- WHAT TO WORK ON: Leave out the pictures, and retype only the lines from the beginning of the material through the line that contains "YAxis, CartesianGrid, Legend", including both.

[BEGIN DATA]

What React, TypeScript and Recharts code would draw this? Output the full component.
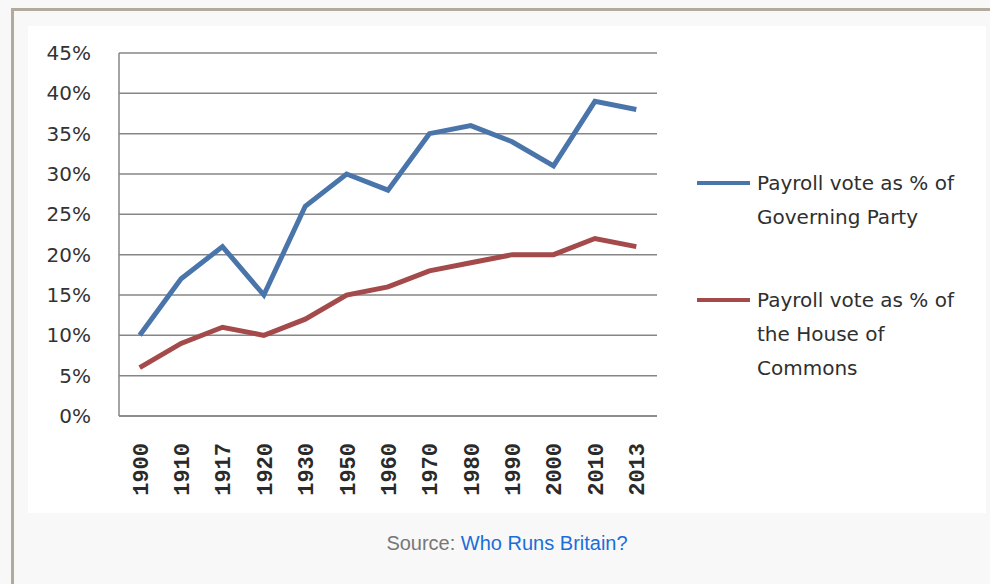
import React from 'react';
import { LineChart, Line, XAxis, YAxis, CartesianGrid, Legend } from 'recharts';

const years = ['1900', '1910', '1917', '1920', '1930', '1950', '1960', '1970', '1980', '1990', '2000', '2010', '2013'];
const governingParty = [10, 17, 21, 15, 26, 30, 28, 35, 36, 34, 31, 39, 38];
const houseOfCommons = [6, 9, 11, 10, 12, 15, 16, 18, 19, 20, 20, 22, 21];
const yTicks = [0, 5, 10, 15, 20, 25, 30, 35, 40, 45];
const seriesKeys = ['governing', 'commons'];
const seriesNames = ['Payroll vote as % of Governing Party', 'Payroll vote as % of the House of Commons'];
const legendLines = [
  ['Payroll vote as % of', 'Governing Party'],
  ['Payroll vote as % of', 'the House of', 'Commons'],
];
const colors = ['#4a75ab', '#a44a4a'];

const data = years.map((y, i) => ({ year: y, governing: governingParty[i], commons: houseOfCommons[i] }));

const LABEL_FONT = '"DejaVu Sans", Verdana, sans-serif';

const XTick = (props: any) => {
  const { x, y, payload } = props;
  return (
    <text
      x={x}
      y={y}
      transform={`rotate(-90 ${x} ${y})`}
      textAnchor="end"
      dy="0.36em"
      fontFamily='"Liberation Mono", "Courier New", monospace'
      fontSize={22}
      fontWeight="bold"
      fill="#2a2a2a"
    >
      {payload.value}
    </text>
  );
};

const renderLegend = () => (
  <div style={{ position: 'relative', width: 300, height: 260, fontFamily: LABEL_FONT, fontSize: 20, color: '#2f2f2f', lineHeight: '34px' }}>
    {legendLines.map((lines, i) => (
      <div key={seriesKeys[i]} style={{ position: 'absolute', left: 0, top: i === 0 ? 0 : 117, width: 300 }}>
        <svg width={54} height={34} style={{ position: 'absolute', left: 0, top: 0 }}>
          <line x1={0} y1={17} x2={53} y2={17} stroke={colors[i]} strokeWidth={4} />
        </svg>
        <div style={{ position: 'absolute', left: 60, top: 0, whiteSpace: 'nowrap' }}>
          {lines.map((l) => (
            <div key={l}>{l}</div>
          ))}
        </div>
      </div>
    ))}
  </div>
);

export default function App() {
  return (
    <div style={{ position: 'absolute', left: 0, top: 0, width: 990, height: 584, background: '#f8f8f8', overflow: 'hidden' }}>
      <div style={{ position: 'absolute', left: 11, top: 8, width: 979, height: 3, background: '#b3aa9e' }} />
      <div style={{ position: 'absolute', left: 11, top: 8, width: 3, height: 576, background: '#b3aa9e' }} />
      <div style={{ position: 'absolute', left: 28, top: 26, width: 958, height: 487, background: '#ffffff' }}>
        <LineChart width={958} height={487} data={data} margin={{ top: 27, right: 329, left: 0, bottom: 0 }}>
          <CartesianGrid vertical={false} stroke="#868686" strokeWidth={1.5} />
          <XAxis
            dataKey="year"
            interval={0}
            padding={{ left: 20.7, right: 20.7 }}
            height={97}
            tickLine={false}
            tickSize={0}
            tickMargin={27}
            axisLine={{ stroke: '#868686', strokeWidth: 1.5 }}
            tick={<XTick />}
          />
          <YAxis
            width={91}
            domain={[0, 45]}
            ticks={yTicks}
            interval={0}
            tickLine={false}
            tickSize={0}
            tickMargin={28}
            axisLine={{ stroke: '#868686', strokeWidth: 1.5 }}
            tickFormatter={(v: number) => `${v}%`}
            tick={{ fontFamily: LABEL_FONT, fontSize: 20, fill: '#333' }}
          />
          <Legend
            layout="horizontal"
            verticalAlign="middle"
            align="center"
            content={renderLegend}
            wrapperStyle={{ left: 669, top: 140, width: 300, height: 260 }}
          />
          <Line
            dataKey={seriesKeys[0]}
            name={seriesNames[0]}
            stroke={colors[0]}
            strokeWidth={5}
            dot={false}
            activeDot={false}
            isAnimationActive={false}
          />
          <Line
            dataKey={seriesKeys[1]}
            name={seriesNames[1]}
            stroke={colors[1]}
            strokeWidth={5}
            dot={false}
            activeDot={false}
            isAnimationActive={false}
          />
        </LineChart>
      </div>
      <div style={{ position: 'absolute', left: 28, top: 531, width: 958, textAlign: 'center', fontFamily: '"Liberation Sans", Arial, sans-serif', fontSize: 20, lineHeight: '24px' }}>
        <span style={{ color: '#777' }}>Source: </span>
        <span style={{ color: '#1a6ed8' }}>Who Runs Britain?</span>
      </div>
    </div>
  );
}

[END DATA]

- SOLUTION TO THE PROBLEM:
What React, TypeScript and Recharts code would draw this? Output the full component.
import React from 'react';
import { LineChart, Line, XAxis, YAxis, CartesianGrid, Legend } from 'recharts';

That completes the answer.